Everyone who has run a business will tell you that once in a while, things get thick. The case of Sofapaka and Muhoroni is not unique. It does not mean that they are the worst run clubs this side of the Sahara. Football does not pay in this country; it runs on individual passion and some clean money from Fifa, Supersport and some change from corporates. For Kalekwa and Adagala to run the two clubs this far is good example of sacrifice, despite the pain caused to players and coaches. The two clubs were not going to get the Sh8 million they get annually from KPL/Supersport, which has been their only lifeline. It is highly likely they were going to close shop by the end of this season.
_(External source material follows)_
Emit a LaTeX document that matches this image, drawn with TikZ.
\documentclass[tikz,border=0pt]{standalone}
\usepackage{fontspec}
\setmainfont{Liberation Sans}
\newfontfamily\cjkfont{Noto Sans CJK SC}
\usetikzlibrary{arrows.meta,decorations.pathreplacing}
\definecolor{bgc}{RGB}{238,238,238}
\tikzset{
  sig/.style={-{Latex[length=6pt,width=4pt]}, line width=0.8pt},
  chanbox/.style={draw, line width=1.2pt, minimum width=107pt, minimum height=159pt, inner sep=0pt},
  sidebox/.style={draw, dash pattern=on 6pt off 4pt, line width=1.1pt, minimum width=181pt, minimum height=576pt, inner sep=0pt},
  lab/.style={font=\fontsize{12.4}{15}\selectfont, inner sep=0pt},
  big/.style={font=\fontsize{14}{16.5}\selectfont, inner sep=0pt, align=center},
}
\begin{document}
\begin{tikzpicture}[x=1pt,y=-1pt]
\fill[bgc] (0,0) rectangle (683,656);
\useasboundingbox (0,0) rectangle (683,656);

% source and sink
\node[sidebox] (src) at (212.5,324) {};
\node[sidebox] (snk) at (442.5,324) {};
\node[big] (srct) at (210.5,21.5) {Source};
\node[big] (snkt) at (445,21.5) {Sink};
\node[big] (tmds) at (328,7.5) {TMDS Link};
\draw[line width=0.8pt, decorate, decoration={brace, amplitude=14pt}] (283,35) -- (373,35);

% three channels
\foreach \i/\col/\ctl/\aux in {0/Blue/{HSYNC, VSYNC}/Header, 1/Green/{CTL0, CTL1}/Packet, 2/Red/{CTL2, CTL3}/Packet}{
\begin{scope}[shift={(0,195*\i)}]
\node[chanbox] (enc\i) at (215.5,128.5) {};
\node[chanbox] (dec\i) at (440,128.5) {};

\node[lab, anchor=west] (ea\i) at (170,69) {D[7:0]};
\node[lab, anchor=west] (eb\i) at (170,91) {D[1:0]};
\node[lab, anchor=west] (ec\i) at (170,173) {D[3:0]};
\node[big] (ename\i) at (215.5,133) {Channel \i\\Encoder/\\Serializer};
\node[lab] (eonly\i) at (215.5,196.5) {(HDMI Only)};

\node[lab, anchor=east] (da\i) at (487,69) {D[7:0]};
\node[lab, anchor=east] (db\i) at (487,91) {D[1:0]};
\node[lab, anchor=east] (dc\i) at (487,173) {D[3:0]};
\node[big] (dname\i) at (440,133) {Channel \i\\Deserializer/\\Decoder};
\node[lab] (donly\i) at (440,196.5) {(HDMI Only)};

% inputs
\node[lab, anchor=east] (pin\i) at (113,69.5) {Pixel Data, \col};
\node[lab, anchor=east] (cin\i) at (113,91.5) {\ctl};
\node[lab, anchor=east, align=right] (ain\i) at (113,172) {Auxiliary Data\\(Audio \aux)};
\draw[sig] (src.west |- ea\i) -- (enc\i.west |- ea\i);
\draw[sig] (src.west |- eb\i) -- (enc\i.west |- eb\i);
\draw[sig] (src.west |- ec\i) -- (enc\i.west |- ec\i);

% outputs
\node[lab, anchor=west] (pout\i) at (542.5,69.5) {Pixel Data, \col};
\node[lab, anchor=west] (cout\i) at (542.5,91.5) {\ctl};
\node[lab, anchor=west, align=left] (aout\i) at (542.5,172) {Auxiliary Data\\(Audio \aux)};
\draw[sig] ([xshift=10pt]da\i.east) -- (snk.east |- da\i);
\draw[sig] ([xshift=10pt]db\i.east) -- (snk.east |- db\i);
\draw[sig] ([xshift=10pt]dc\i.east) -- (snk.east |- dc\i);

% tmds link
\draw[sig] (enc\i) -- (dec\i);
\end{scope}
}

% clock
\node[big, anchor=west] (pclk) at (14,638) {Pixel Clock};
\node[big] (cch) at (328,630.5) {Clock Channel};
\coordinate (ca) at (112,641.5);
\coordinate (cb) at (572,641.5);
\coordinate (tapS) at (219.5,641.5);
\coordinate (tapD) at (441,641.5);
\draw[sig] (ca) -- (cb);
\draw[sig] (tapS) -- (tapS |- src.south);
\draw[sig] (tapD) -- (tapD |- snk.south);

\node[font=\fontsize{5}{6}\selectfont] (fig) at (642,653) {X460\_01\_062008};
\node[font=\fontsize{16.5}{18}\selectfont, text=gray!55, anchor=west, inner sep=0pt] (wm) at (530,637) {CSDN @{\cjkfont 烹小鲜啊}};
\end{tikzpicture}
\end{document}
The ideal is for FKF to stagger compliance and support clubs to meet the standards set. Executing the law just because CAF has set it is not good for local football. FKF can talk to partners, including Fifa, to extend some grants or loans so that the clubs can work out a formula of sustainability. If FKF brings corporates on board who can walk the clubs through the regulations, then we might see a gradual growth in management of clubs in Kenya. It does not sound wise to kill two clubs so as to scare the rest into line. The law does not think, but it was made for our good. If the law inhibits our growth, then it beats logic to execute it as it is.

Muhoroni and Sofapaka happen to be private entities of their two chairmen. This is bad, especially if personal finances run out for the one-man-show outfit. It would have been more prudent to insist that the two clubs float some shares to other investors to bring in diversity of thought in management.

Another thing is that FKF must set stringent rules in the type of people allowed to run community clubs. FC Barcelona has a rule where anyone running for office must deposit an amount of money with the club as a guarantee before assuming office to safeguard the club. The current situation where some chairmen claim clubs owe them unknown amounts of cash in handouts given is not healthy for the sport.

Sofapaka and Muhoroni have managed to overturn the decision by FKF. It is not a loss to FKF but an opportunity to learn. Our football is still ages behind other leagues in Africa in terms of revenue. Before the axe falls, we can try to water the trees. Executing guidelines for the sake of it beats the very objectives that FKF exists to achieve.

@stuttistician

2 COMMENTS

  1. If the eight clubs fail to meet the requirements, the top tier league competition could have less than 16 teams. Seven Kenyan Premier League clubs risk being relegated from the top-tier league should they fail to beat Friday’s extended Caf-Club licensing deadline.

  2. The compliance deadline for the second tier league is January 31, though Nzoia, by virtue of their promotion to SPL, must beat Fridays’ deadline. Apart from Nzoia, Oserian is the other team from the second division yet to comply while Tusker and Ulinzi Stars are the only clubs which have fully complied.